My own mother, I know, would have been able to get a handle on the situation immediately. I, on the other hand, tend to flounder, perhaps letting my desire to maintain order be overridden by my desire for my kids to have fun. Until—bam! Someone is bleeding.
It’s amazing, but before I became a parent, I didn’t realize that I could ruin someone’s day by having the wrong kind of Band-Aid.
Kids don’t come with a manual (except for the ironclad rule that after bedtime, every child turns into a dehydrated philosopher), so it can sometimes feel like being a parent means standing in front of 400 choices 1,000 times a day and pretending to know exactly which one to choose. But in actuality, there are really only four key categories of parenting from which to select.
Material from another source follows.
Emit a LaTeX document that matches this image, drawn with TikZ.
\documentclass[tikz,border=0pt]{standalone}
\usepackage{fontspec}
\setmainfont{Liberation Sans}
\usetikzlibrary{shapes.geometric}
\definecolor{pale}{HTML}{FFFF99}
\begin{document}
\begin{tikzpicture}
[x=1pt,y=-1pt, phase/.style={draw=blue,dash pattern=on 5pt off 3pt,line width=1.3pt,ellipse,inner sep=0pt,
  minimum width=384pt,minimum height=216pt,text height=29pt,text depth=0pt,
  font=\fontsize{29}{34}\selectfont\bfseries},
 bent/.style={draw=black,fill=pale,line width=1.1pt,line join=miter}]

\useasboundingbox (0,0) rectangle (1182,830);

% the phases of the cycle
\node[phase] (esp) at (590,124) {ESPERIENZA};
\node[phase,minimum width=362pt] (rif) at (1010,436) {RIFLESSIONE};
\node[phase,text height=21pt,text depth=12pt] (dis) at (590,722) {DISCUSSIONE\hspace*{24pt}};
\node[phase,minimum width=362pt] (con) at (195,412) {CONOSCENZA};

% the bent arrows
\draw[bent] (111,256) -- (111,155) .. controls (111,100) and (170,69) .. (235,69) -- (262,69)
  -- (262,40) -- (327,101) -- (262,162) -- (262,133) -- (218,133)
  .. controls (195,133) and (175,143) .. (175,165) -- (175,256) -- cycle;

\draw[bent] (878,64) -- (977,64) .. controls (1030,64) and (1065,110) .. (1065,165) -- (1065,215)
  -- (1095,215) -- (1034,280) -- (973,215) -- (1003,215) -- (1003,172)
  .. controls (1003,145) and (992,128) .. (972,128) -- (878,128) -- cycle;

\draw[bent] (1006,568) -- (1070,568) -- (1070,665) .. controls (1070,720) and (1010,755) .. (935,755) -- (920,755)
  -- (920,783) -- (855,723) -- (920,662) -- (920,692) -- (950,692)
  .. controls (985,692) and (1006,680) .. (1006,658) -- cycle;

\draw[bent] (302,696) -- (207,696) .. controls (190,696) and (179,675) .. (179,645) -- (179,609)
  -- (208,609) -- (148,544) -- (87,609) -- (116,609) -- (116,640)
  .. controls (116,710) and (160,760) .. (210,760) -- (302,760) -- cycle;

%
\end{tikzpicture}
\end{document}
The four main parenting styles as articulated in modern child psychology—neglectful, authoritarian, permissive and authoritative—are based on the work of Dr. Diana Baumrind, a developmental psychologist, and Stanford researchers Dr. Eleanor Maccoby and John Martin. They plumb the depths of the following question:
Does parenting style matter? Yes, very much so, and we don’t need a multimillion-dollar piece of scientific research to tell us that, but we have one anyway. Actually, we have access to multiple extremely expensive studies that have reported significant links between parenting styles and child outcomes, so we might as well learn from them as best as we can.